Why you should ignore your 401(k) statement


Have you looked at your 401(k) statement lately? Don’t!! New numbers from Fidelity Investments show that the average person’s 401(k) balance dropped 12% over the last 90 days. But if you micromanage your account based on the recent bad news, you’ll get the wrong idea and probably do the wrong thing.

The younger you are, you have to remember that your 401(k) is a work in progress with a gestation period of decades. When you are an investor, things go up and down in waves. If you go back to when the stock market hit a low in 2009, some people sold everything and moved all their assets to “safe” stuff like cash or stable-value funds.

Then after the market bottomed out, they were spectators watching a massive market recovery. Sure, now that same market has been not so hot, but the point is, making a short-term emotional zig or zag versus sticking with a well-thought out and diversified plan, you end up missing the most important gains that will happen.
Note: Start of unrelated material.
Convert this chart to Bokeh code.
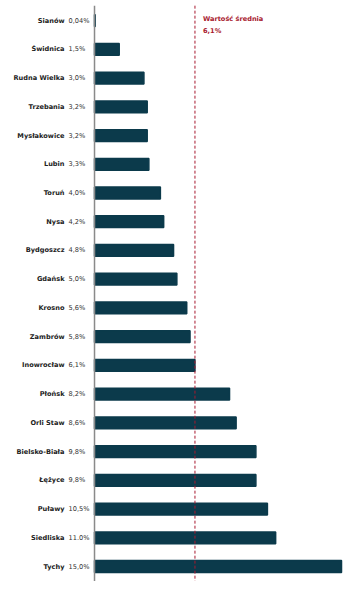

If you are putting your retirement money in a target-retirement fund that automatically gets more conservative as you age, you ride the ups and downs knowing that when the market does recover, you recover with it.

If you believe in the creativity of capitalism, and that over time society becomes wealthier because of it, then you want to be part of that by having ownership in the enterprises that those creative energies ultimately represent. That’s why you stay in the game through thick and thin.

Don’t let short term reversals keep you from your long-term goal, which is financial security for you and your family.